About
Parsnip (Pastinaca sativa) is a biennial root vegetable grown as an annual for its sweet, nutty-flavored, cream-colored taproot. It thrives in cool climates and develops the best flavor after exposure to frost. The plant grows tall with umbel-like yellow flowers in its second year, attracting pollinators and beneficial insects. Prefers full sun but tolerates partial shade. Requires consistently moist, well-drained soil. Deep watering is beneficial to encourage long root growth. Direct seeding: Sow seeds directly in the garden as they do not transplant well. Pre-soaking: Soaking seeds overnight can improve germination. Succession planting: Plant every few weeks for an extended harvest. Roots are ready for harvest 120-180 days after planting. Flavor improves after exposure to frost; best harvested late fall to winter. Can be left in the ground and dug up as needed through winter.
Permaculture Functions
- Edible: Cream Pastinaca sativa taproots sweeten after light frost converts starches, roasting into nutty wedges or mashing like potato analogs -- peel deeply around crown to remove furanocoumarin-rich green shoulders that cause phytophotodermatitis on sunny harvest days.
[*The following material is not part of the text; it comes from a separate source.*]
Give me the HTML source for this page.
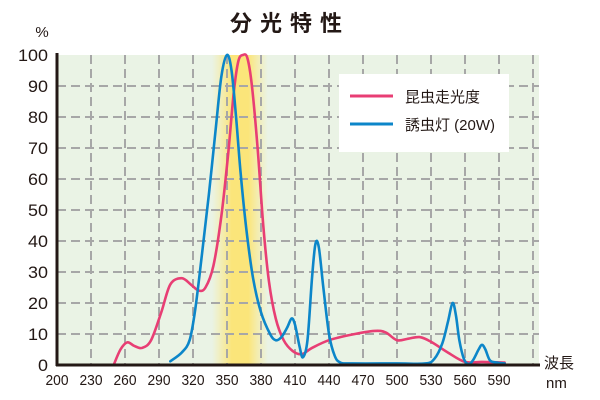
<!DOCTYPE html>
<html><head><meta charset="utf-8"><style>
html,body{margin:0;padding:0;background:#fff}
svg{display:block}
text{font-family:"Liberation Sans","Noto Sans CJK JP",sans-serif;fill:#231815}
</style></head><body>
<svg id="s" width="600" height="400" viewBox="0 0 600 400">
<defs>
<linearGradient id="yb" x1="0" x2="1" y1="0" y2="0">
<stop offset="0" stop-color="#fbe98a" stop-opacity="0"/>
<stop offset="0.35" stop-color="#fbe57a"/>
<stop offset="0.65" stop-color="#fbe57a"/>
<stop offset="1" stop-color="#fbe98a" stop-opacity="0"/>
</linearGradient>
</defs>
<rect x="57" y="55" width="482" height="310" fill="#eaf3e5"/>
<rect x="212" y="55" width="56" height="310" fill="url(#yb)"/>
<g id="grid" stroke="#a7a7a7" stroke-width="2" stroke-dasharray="9,5"></g>
<g id="curves" fill="none" stroke-width="2.6" stroke-linejoin="round" stroke-linecap="round"></g>
<rect x="339" y="74" width="170" height="78" fill="#fff"/>
<line x1="350" y1="96" x2="393" y2="96" stroke="#e83e74" stroke-width="3"/>
<line x1="350" y1="124" x2="393" y2="124" stroke="#0c86c9" stroke-width="3"/>
<text x="405" y="102" font-size="15">昆虫走光度</text>
<text x="405" y="130" font-size="15">誘虫灯 (20W)</text>
<line x1="57" y1="53" x2="57" y2="366" stroke="#231815" stroke-width="3"/>
<line x1="56" y1="365" x2="540" y2="365" stroke="#231815" stroke-width="3"/>
<text x="290" y="31" font-size="22" font-weight="bold" text-anchor="middle" letter-spacing="8">分光特性</text>
<text x="42" y="37" font-size="15" text-anchor="middle">%</text>
<g id="yl" font-size="17" text-anchor="end"></g>
<g id="xl" font-size="15" text-anchor="middle"></g>
<text x="544" y="368" font-size="15">波長</text>
<text x="546" y="388" font-size="15">nm</text>
</svg>
<script>
var NS="http://www.w3.org/2000/svg";
function X(n){return 57+(n-200)*34/30}
function Y(v){return 365-3.1*v}
var g=document.getElementById('grid'),yl=document.getElementById('yl'),xl=document.getElementById('xl');
function el(p,t,a,txt){var e=document.createElementNS(NS,t);for(var k in a)e.setAttribute(k,a[k]);if(txt)e.textContent=txt;p.appendChild(e);return e}
for(var v=10;v<=100;v+=10){if(v<100)el(g,'line',{x1:57,x2:539,y1:Y(v),y2:Y(v)});}
for(var v=0;v<=100;v+=10)el(yl,'text',{x:48,y:Y(v)+6,textLength:v==100?30:(v?20:10),lengthAdjust:'spacingAndGlyphs'},String(v));
for(var n=230;n<=620;n+=30){if(X(n)<539)el(g,'line',{x1:X(n),x2:X(n),y1:55,y2:365});}
for(var n=200;n<=590;n+=30)el(xl,'text',{x:X(n),y:385,textLength:23,lengthAdjust:'spacingAndGlyphs'},String(n));
function path(pts){
 var p=pts.map(function(a){return[X(a[0]),Y(a[1])]});
 var d="M"+p[0][0]+","+p[0][1];
 for(var i=0;i<p.length-1;i++){
  var p0=p[i-1]||p[i],p1=p[i],p2=p[i+1],p3=p[i+2]||p2;
  var c1=[p1[0]+(p2[0]-p0[0])/6,p1[1]+(p2[1]-p0[1])/6],c2=[p2[0]-(p3[0]-p1[0])/6,p2[1]-(p3[1]-p1[1])/6];
  d+=" C"+c1+" "+c2+" "+p2;
 }
 return d;
}
var pink=[[250,0],[256,5],[262,7.3],[268,6.2],[275,5.5],[283,8],[292,17],[300,26],[310,28],[318,26],[325,24],[331,25],[338,32],[345,48],[351,68],[356,88],[360,98],[364,100],[368,99],[372,90],[377,70],[382,45],[387,27],[393,15],[400,8],[408,4.5],[416,3.5],[425,5.5],[440,8],[460,9.8],[480,11],[490,10.5],[500,8],[510,8.5],[520,9],[530,7.5],[545,4],[560,1],[575,1],[595,0.8]];
var blue=[[300,1.2],[310,4],[317,8],[322,18],[328,36],[334,55],[340,76],[345,93],[350,100],[354,95],[358,80],[362,62],[367,44],[373,28],[380,17],[388,10],[393,8],[398,9],[403,12],[407,15],[410,13],[414,6],[417,2.5],[421,8],[425,28],[428,39],[431,38],[435,25],[440,10],[445,3],[450,0.8],[460,0.5],[500,0.5],[525,0.5],[533,2],[540,7],[545,14],[549,20],[552,16],[555,8],[559,2],[563,0.3],[567,1.5],[572,5],[575,6.5],[578,5],[582,1.5],[588,0.8],[595,0.5]];
var c=document.getElementById('curves');
el(c,'path',{d:path(pink),stroke:'#e83e74'});
el(c,'path',{d:path(blue),stroke:'#0c86c9'});
</script>
</body></html>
- Dynamic Accumulator: Deep biennial roots lift subsoil potassium and phosphorus into rosette leaves that can be cut pre-bolting for mulch -- compost tops before umbels form if you want to avoid wild carrot hybrid pollen drift.
- Erosion Control: First-year taproots drill channels through plow pans while rosette leaves armor bare winter beds -- follow with shallow-rooted greens that use the opened pore space next season.
- Wildlife Attractor: Second-year yellow umbels feed parasitoid wasps, hoverflies, and minute pirate bugs during early summer aphid peaks -- leave a few bolted plants at field ends as insectary towers if you already harvested kitchen roots.